» **Exercise description**: Reproduce the listing exactly, with no pictures in your copy.

════

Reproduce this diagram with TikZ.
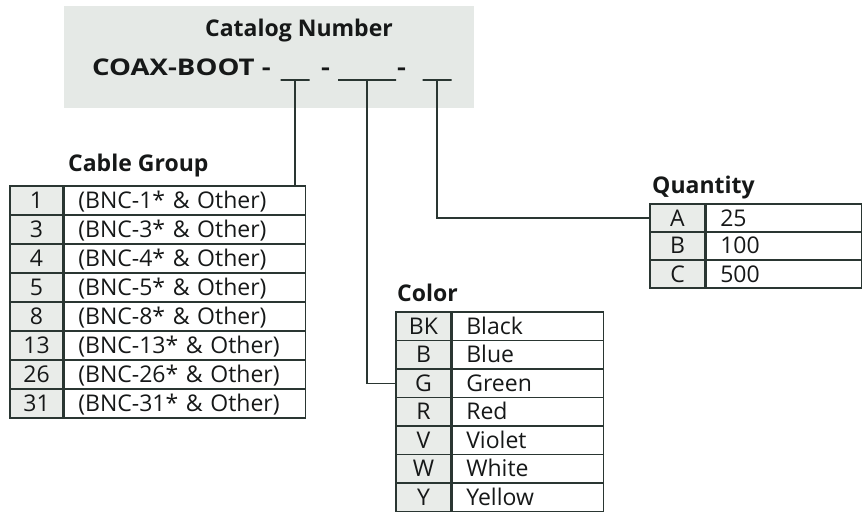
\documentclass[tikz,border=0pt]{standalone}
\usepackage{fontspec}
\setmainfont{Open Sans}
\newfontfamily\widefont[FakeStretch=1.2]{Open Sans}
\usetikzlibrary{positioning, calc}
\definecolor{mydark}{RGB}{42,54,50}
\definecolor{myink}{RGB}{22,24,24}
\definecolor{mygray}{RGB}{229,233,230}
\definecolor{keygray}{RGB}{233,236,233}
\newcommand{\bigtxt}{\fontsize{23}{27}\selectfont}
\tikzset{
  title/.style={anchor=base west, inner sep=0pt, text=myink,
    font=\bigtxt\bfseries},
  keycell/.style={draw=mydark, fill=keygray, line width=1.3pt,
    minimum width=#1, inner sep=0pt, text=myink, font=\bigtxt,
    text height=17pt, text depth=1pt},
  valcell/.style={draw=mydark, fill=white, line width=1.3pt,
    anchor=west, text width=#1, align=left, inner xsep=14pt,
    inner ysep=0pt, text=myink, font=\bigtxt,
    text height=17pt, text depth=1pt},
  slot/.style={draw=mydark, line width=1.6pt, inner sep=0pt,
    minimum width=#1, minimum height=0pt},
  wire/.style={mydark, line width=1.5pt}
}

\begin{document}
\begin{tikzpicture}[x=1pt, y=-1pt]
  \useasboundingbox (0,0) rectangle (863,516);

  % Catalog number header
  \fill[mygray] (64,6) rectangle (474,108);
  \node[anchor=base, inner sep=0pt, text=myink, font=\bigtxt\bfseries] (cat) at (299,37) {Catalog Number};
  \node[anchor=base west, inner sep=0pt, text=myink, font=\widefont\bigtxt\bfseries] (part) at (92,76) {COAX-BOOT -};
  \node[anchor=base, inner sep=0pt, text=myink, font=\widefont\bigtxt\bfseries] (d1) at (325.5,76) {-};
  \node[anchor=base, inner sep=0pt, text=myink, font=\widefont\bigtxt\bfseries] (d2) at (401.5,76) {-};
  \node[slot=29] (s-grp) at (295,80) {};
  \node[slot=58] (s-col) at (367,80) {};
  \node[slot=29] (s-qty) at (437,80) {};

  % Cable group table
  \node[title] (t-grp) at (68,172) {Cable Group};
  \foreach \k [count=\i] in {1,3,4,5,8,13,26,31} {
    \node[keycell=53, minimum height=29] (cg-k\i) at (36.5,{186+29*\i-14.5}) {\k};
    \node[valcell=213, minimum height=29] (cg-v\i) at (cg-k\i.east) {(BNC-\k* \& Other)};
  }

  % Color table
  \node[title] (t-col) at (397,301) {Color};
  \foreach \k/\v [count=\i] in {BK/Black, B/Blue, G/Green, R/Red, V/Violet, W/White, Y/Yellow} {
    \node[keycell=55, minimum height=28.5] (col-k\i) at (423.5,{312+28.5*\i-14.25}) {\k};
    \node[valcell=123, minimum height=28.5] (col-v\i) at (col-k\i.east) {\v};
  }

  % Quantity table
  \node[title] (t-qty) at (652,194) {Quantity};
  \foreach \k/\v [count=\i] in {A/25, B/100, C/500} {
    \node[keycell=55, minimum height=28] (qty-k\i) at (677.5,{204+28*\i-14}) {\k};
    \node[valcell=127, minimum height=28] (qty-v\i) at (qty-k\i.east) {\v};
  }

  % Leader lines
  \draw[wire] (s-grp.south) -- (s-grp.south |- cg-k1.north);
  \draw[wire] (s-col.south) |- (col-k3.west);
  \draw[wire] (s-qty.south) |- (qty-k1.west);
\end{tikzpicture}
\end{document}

════

» **Result for this exercise**:
Reproduce this diagram with TikZ.
\documentclass[tikz,border=0pt]{standalone}
\usepackage{fontspec}
\setmainfont{Open Sans}
\newfontfamily\widefont[FakeStretch=1.2]{Open Sans}
\usetikzlibrary{positioning, calc}
\definecolor{mydark}{RGB}{42,54,50}
\definecolor{myink}{RGB}{22,24,24}
\definecolor{mygray}{RGB}{229,233,230}
\definecolor{keygray}{RGB}{233,236,233}
\newcommand{\bigtxt}{\fontsize{23}{27}\selectfont}
\tikzset{
  title/.style={anchor=base west, inner sep=0pt, text=myink,
    font=\bigtxt\bfseries},
  keycell/.style={draw=mydark, fill=keygray, line width=1.3pt,
    minimum width=#1, inner sep=0pt, text=myink, font=\bigtxt,
    text height=17pt, text depth=1pt},
  valcell/.style={draw=mydark, fill=white, line width=1.3pt,
    anchor=west, text width=#1, align=left, inner xsep=14pt,
    inner ysep=0pt, text=myink, font=\bigtxt,
    text height=17pt, text depth=1pt},
  slot/.style={draw=mydark, line width=1.6pt, inner sep=0pt,
    minimum width=#1, minimum height=0pt},
  wire/.style={mydark, line width=1.5pt}
}

\begin{document}
\begin{tikzpicture}[x=1pt, y=-1pt]
  \useasboundingbox (0,0) rectangle (863,516);

  % Catalog number header
  \fill[mygray] (64,6) rectangle (474,108);
  \node[anchor=base, inner sep=0pt, text=myink, font=\bigtxt\bfseries] (cat) at (299,37) {Catalog Number};
  \node[anchor=base west, inner sep=0pt, text=myink, font=\widefont\bigtxt\bfseries] (part) at (92,76) {COAX-BOOT -};
  \node[anchor=base, inner sep=0pt, text=myink, font=\widefont\bigtxt\bfseries] (d1) at (325.5,76) {-};
  \node[anchor=base, inner sep=0pt, text=myink, font=\widefont\bigtxt\bfseries] (d2) at (401.5,76) {-};
  \node[slot=29] (s-grp) at (295,80) {};
  \node[slot=58] (s-col) at (367,80) {};
  \node[slot=29] (s-qty) at (437,80) {};

  % Cable group table
  \node[title] (t-grp) at (68,172) {Cable Group};
  \foreach \k [count=\i] in {1,3,4,5,8,13,26,31} {
    \node[keycell=53, minimum height=29] (cg-k\i) at (36.5,{186+29*\i-14.5}) {\k};
    \node[valcell=213, minimum height=29] (cg-v\i) at (cg-k\i.east) {(BNC-\k* \& Other)};
  }

  % Color table
  \node[title] (t-col) at (397,301) {Color};
  \foreach \k/\v [count=\i] in {BK/Black, B/Blue, G/Green, R/Red, V/Violet, W/White, Y/Yellow} {
    \node[keycell=55, minimum height=28.5] (col-k\i) at (423.5,{312+28.5*\i-14.25}) {\k};
    \node[valcell=123, minimum height=28.5] (col-v\i) at (col-k\i.east) {\v};
  }

  % Quantity table
  \node[title] (t-qty) at (652,194) {Quantity};
  \foreach \k/\v [count=\i] in {A/25, B/100, C/500} {
    \node[keycell=55, minimum height=28] (qty-k\i) at (677.5,{204+28*\i-14}) {\k};
    \node[valcell=127, minimum height=28] (qty-v\i) at (qty-k\i.east) {\v};
  }

  % Leader lines
  \draw[wire] (s-grp.south) -- (s-grp.south |- cg-k1.north);
  \draw[wire] (s-col.south) |- (col-k3.west);
  \draw[wire] (s-qty.south) |- (qty-k1.west);
\end{tikzpicture}
\end{document}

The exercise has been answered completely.